Why and when a LEFT JOIN with condition in WHERE clause is not equivalent to the same LEFT JOIN in ON? [duplicate]
Solution 1:
The on
clause is used when the join
is looking for matching rows. The where
clause is used to filter rows after all the joining is done.
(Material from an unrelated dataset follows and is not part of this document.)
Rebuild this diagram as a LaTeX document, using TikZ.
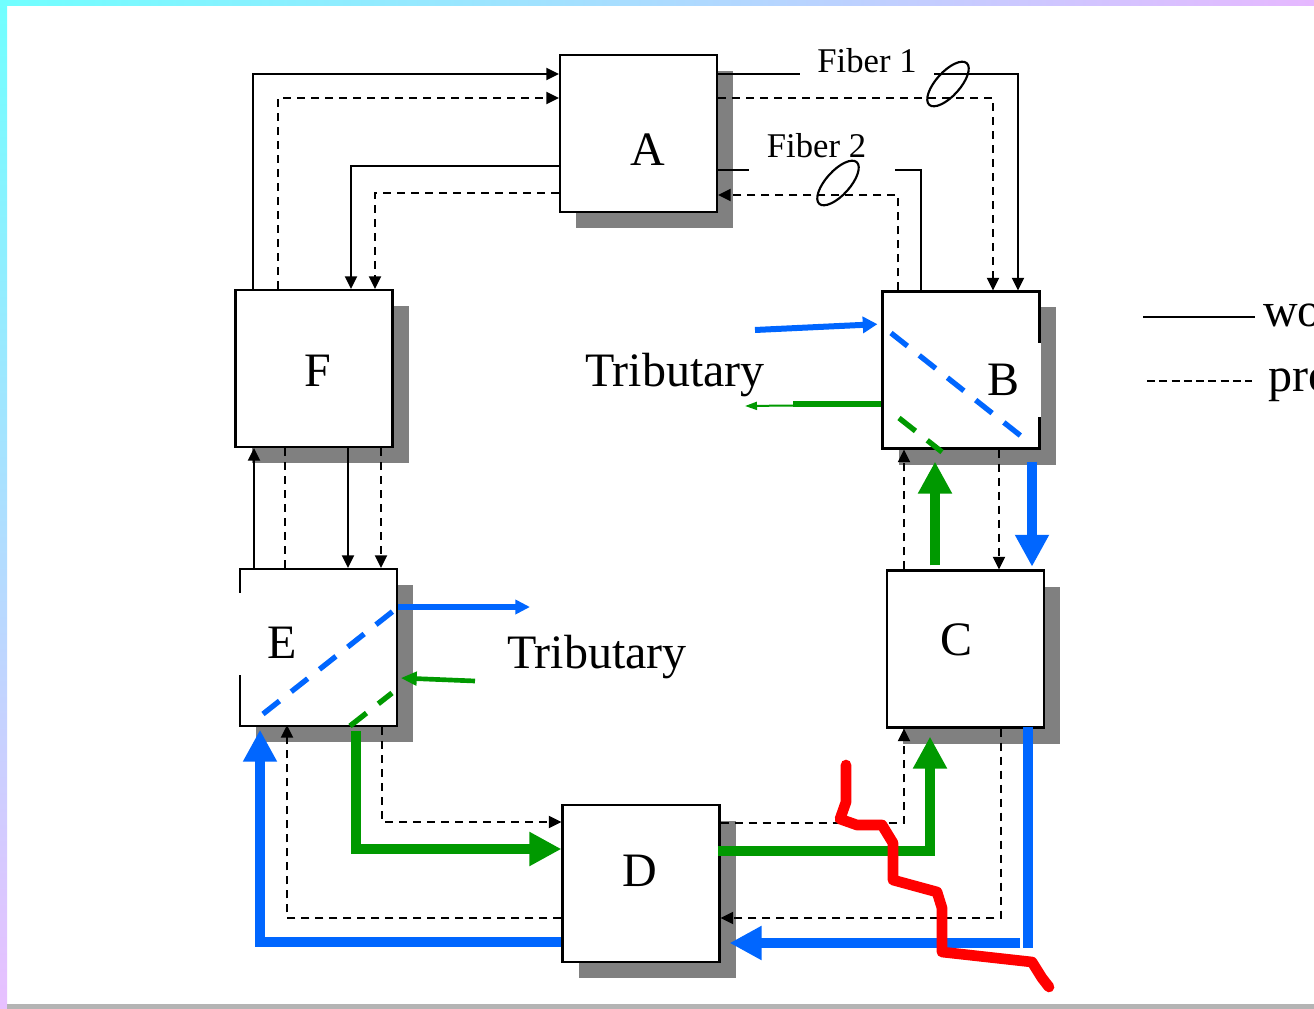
\documentclass[tikz,border=0pt]{standalone}
\usepackage{fontspec}
\setmainfont{Liberation Serif}
\usetikzlibrary{arrows.meta,shadows}
\definecolor{myblue}{HTML}{0066FF}
\definecolor{mygreen}{HTML}{009900}
\definecolor{myred}{HTML}{FF0000}
\definecolor{shgray}{HTML}{808080}
\definecolor{bcyan}{HTML}{70FFFF}
\definecolor{blav}{HTML}{E6B8FF}
\definecolor{bpink}{HTML}{E8C0FF}
\definecolor{bgray}{HTML}{B4B4B4}
\begin{document}
\begin{tikzpicture}[x=0.75pt,y=-0.75pt,
  box/.style={draw,line width=1.6pt,fill=white,minimum width=117.75pt,minimum height=117.75pt,inner sep=0pt,
    drop shadow={shadow xshift=12pt,shadow yshift=-12pt,fill=shgray,opacity=1}},
  big/.style={font=\fontsize{36}{40}\selectfont,inner sep=0pt},
  fib/.style={font=\fontsize{26}{30}\selectfont,inner ysep=0pt,fill=white},
  wk/.style={line width=1.6pt,black},
  pt/.style={wk,dash pattern=on 6pt off 4.5pt},
  arr/.style={-{Triangle[length=9.5pt,width=9pt]}},
  thick blue/.style={line width=7.5pt,myblue,-{Triangle[length=24pt,width=24pt]}},
  thick green/.style={line width=7.5pt,mygreen,-{Triangle[length=24pt,width=24pt]}},
  cdash/.style={line width=4pt,dash pattern=on 15.75pt off 11.25pt},
  redcut/.style={line width=8pt,myred,line cap=round,line join=round}
]
\useasboundingbox (0,0) rectangle (1314,1009);

% frame
\shade[left color=bcyan,right color=blav] (0,0) rectangle (1314,6);
\shade[top color=bcyan,bottom color=bpink] (0,0) rectangle (7,1009);
\fill[bgray] (7,1004) rectangle (1314,1009);

% boxes
\node[box] (A) at (638.5,133.5) {};
\node[box] (F) at (314,368.5) {};
\node[box] (B) at (961,370) {};
\node[box] (E) at (318.5,647.5) {};
\node[box] (C) at (965.5,649) {};
\node[box] (D) at (641,883.5) {};

% labels
\node[big,anchor=base] (lA) at (648,166) {A};
\node[big,anchor=base] (lF) at (318,387) {F};
\node[big,anchor=base,fill=white,text height=39pt,text depth=16.5pt,minimum width=57pt] (lB) at (1003,395) {B};
\node[big,anchor=base,fill=white,text height=48.75pt,text depth=12.75pt,minimum width=64.5pt] (lE) at (282,658) {E};
\node[big,anchor=base] (lC) at (956,655) {C};
\node[big,anchor=base] (lD) at (640,886) {D};
\node[big,anchor=base] (t1) at (675,386) {Tributary};
\node[big,anchor=base] (t2) at (597,668) {Tributary};

% A - F
\draw[wk,arr] (253,0 |- F.north) |- (A.west |- 0,74);
\draw[pt,arr] (278,0 |- F.north) |- (A.west |- 0,98);
\draw[wk,arr] (A.west |- 0,166) -| (351,0 |- F.north);
\draw[pt,arr] (A.west |- 0,193) -| (375,0 |- F.north);

% A - B
\draw[wk,arr] (A.east |- 0,74) -| (1018,0 |- B.north);
\draw[pt,arr] (A.east |- 0,98) -| (993,0 |- B.north);
\draw[wk] (921,0 |- B.north) |- (A.east |- 0,170);
\draw[pt,arr] (898,0 |- B.north) |- (A.east |- 0,195);

% F - E
\draw[wk,arr] (254,0 |- E.north) -- (254,0 |- F.south);
\draw[pt] (285,0 |- F.south) -- (285,0 |- E.north);
\draw[wk,arr] (348,0 |- F.south) -- (348,0 |- E.north);
\draw[pt,arr] (381,0 |- F.south) -- (381,0 |- E.north);

% B - C
\draw[pt,arr] (904,0 |- C.north) -- (904,0 |- B.south);
\draw[thick green,shorten >=9pt,shorten <=3pt] (935,0 |- C.north) -- (935,0 |- B.south);
\draw[pt,arr] (999,0 |- B.south) -- (999,0 |- C.north);
\draw[thick blue,shorten <=9pt,shorten >=2pt] (1032,0 |- B.south) -- (1032,0 |- C.north);

% E - D
\draw[thick blue,shorten >=2pt] (D.west |- 0,942) -| (260,0 |- E.south);
\draw[pt,arr,shorten >=-1.5pt] (D.west |- 0,918) -| (287,0 |- E.south);
\draw[thick green,shorten <=3pt] (356,0 |- E.south) |- (D.west |- 0,849);
\draw[pt,arr] (382,0 |- E.south) |- (D.west |- 0,822);

% D - C
\draw[pt,arr] (D.east |- 0,823) -| (904,0 |- C.south);
\draw[thick green,shorten >=6pt] ([xshift=-2pt]D.east |- 0,851) -| (930,0 |- C.south);
\draw[pt,arr] (1001,0 |- C.south) |- (D.east |- 0,918);
\draw[line width=7.5pt,myblue] ([yshift=1.5pt]1028,0 |- C.south) -- (1028,948);
\draw[thick blue,shorten >=6.75pt] (1020,943) -- (D.east |- 0,943);

% add/drop in B
\draw[myblue,line width=4.5pt,-{Triangle[length=11pt,width=12pt]},shorten >=3pt] (755,330) -- (B.west |- 0,324);
\draw[mygreen,line width=4pt] (B.west |- 0,404) -- (793,404);
\draw[mygreen,line width=1.5pt,-{Triangle[length=9pt,width=6pt]}] (793,405.5) -- (745,406);
\draw[myblue,cdash] (891,333) -- (1026,440);
\draw[mygreen,cdash] (899,418) -- (942,452);

% add/drop in E
\draw[myblue,cdash] (263,714) -- (397,608);
\draw[myblue,line width=4pt,-{Triangle[length=11pt,width=10.5pt]}] (E.east |- 0,607) -- (530,607);
\draw[mygreen,line width=3.5pt,-{Triangle[length=12pt,width=10pt]}] (475,681) -- ([xshift=2pt]E.east |- 0,678);
\draw[mygreen,cdash] (350,726) -- (392,693);

% fiber labels
\node[fib,anchor=base,inner xsep=13pt,text depth=4pt] (f1) at (867,73) {Fiber 1};
\node[fib,anchor=base,inner xsep=13.5pt,text depth=12pt] (f2) at (822,158) {Fiber 2\hspace*{8.25pt}};
\draw[line width=1.6pt] (948,84) ellipse [x radius=28, y radius=12, rotate=48];
\draw[line width=1.6pt] (838,183) ellipse [x radius=28, y radius=12, rotate=48];

% fiber cut
\draw[redcut] (846,765) -- (846,802) -- (840,819) -- (857,825) -- (882,825) -- (893,843) -- (893,880) -- (937,892) -- (942,908) -- (942,952) -- (1032,962) -- (1042,978) -- (1049,987);

% legend
\draw[line width=1.2pt] (1143,317) -- (1255,317);
\draw[line width=1.2pt,dash pattern=on 6pt off 3.2pt] (1147,381) -- (1252,381);
\begin{scope}
\clip (0,0) rectangle (1314,1009);
\node[big,anchor=base west] (lw) at (1263,327) {working};
\node[big,anchor=base west] (lp) at (1268,392) {protection};
\end{scope}
\end{tikzpicture}
\end{document}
An example with Disney toons voting for president:
declare @candidates table (name varchar(50));
insert @candidates values
('Obama'),
('Romney');
declare @votes table (voter varchar(50), voted_for varchar(50));
insert @votes values
('Mickey Mouse', 'Romney'),
('Donald Duck', 'Obama');
select *
from @candidates c
left join
@votes v
on c.name = v.voted_for
and v.voter = 'Donald Duck'
This still returns Romney
even though Donald
didn't vote for him. If you move the condition from the on
to the where
clause:
select *
from @candidates c
left join
@votes v
on c.name = v.voted_for
where v.voter = 'Donald Duck'
Romney
will no longer be in the result set.
Solution 2:
Both are literally different.
The first query does the filtering of table t2
before the joining of tables take place. So the results will then be join on table t1
resulting all the records of t1
will be shown on the list.
The second one filters from the total result after the joining the tables is done.
Here's an example
Table1
ID Name
1 Stack
2 Over
3 Flow
Table2
T1_ID Score
1 10
2 20
3 30
In your first query, it looks like this,
SELECT a.*, b.Score
FROM Table1 a
LEFT JOIN Table2 b
ON a.ID = b.T1_ID AND
b.Score >= 20
What it does is before joining the tables, the records of table2
are filtered first by the score. So the only records that will be joined on table1 are
T1_ID Score
2 20
3 30
- SQLFiddle Demo
because the Score
of T1_ID
is only 10. The result of the query is
ID Name Score
1 Stack NULL
2 Over 20
3 Flow 30
- SQLFiddle Demo
While the second query is different.
SELECT a.*, b.Score
FROM Table1 a
LEFT JOIN Table2 b
ON a.ID = b.T1_ID
WHERE b.Score >= 20
It joins the records first whether it has a matching record on the other table or not. So the result will be
ID Name Score
1 Stack 10
2 Over 20
3 Flow 30
- SQLFiddle Demo
and the filtering takes place b.Score >= 20
. So the final result will be
ID Name Score
2 Over 20
3 Flow 30
- SQLFiddle Demo
Solution 3:
CREATE TABLE Company
(
CompanyId TinyInt Identity Primary Key,
CompanyName Nvarchar(50) NULL
)
GO
INSERT Company VALUES('DELL')
INSERT Company VALUES('HP')
INSERT Company VALUES('IBM')
INSERT Company VALUES('Microsoft')
GO
CREATE TABLE Candidate
(
CandidateId tinyint identity primary key,
FullName nvarchar(50) NULL,
CompanyId tinyint REFERENCES Company(CompanyId)
)
GO
INSERT Candidate VALUES('Ron',1)
INSERT Candidate VALUES('Pete',2)
INSERT Candidate VALUES('Steve',3)
INSERT Candidate VALUES('Steve',NULL)
INSERT Candidate VALUES('Ravi',1)
INSERT Candidate VALUES('Raj',3)
INSERT Candidate VALUES('Kiran',NULL)
GO
SELECT * from Company c
SELECT * from Candidate c
-- A simple left outer Join
SELECT * FROM Company c LEFT OUTER JOIN Candidate c2
ON c.CompanyId = c2.CompanyId
--Left Outer Join ON and AND condition fetches 5 rows wtih NULL value from right side table
SELECT * FROM Company c LEFT OUTER JOIN Candidate c2
ON c.CompanyId = c2.CompanyId
AND c.CompanyName = 'DELL'
--Left Outer Join ON and where clause fetches only required rows
SELECT * FROM Company c LEFT OUTER JOIN Candidate c2
ON c.CompanyId = c2.CompanyId
AND c.CompanyName = 'DELL'
WHERE c.CompanyName='IBM'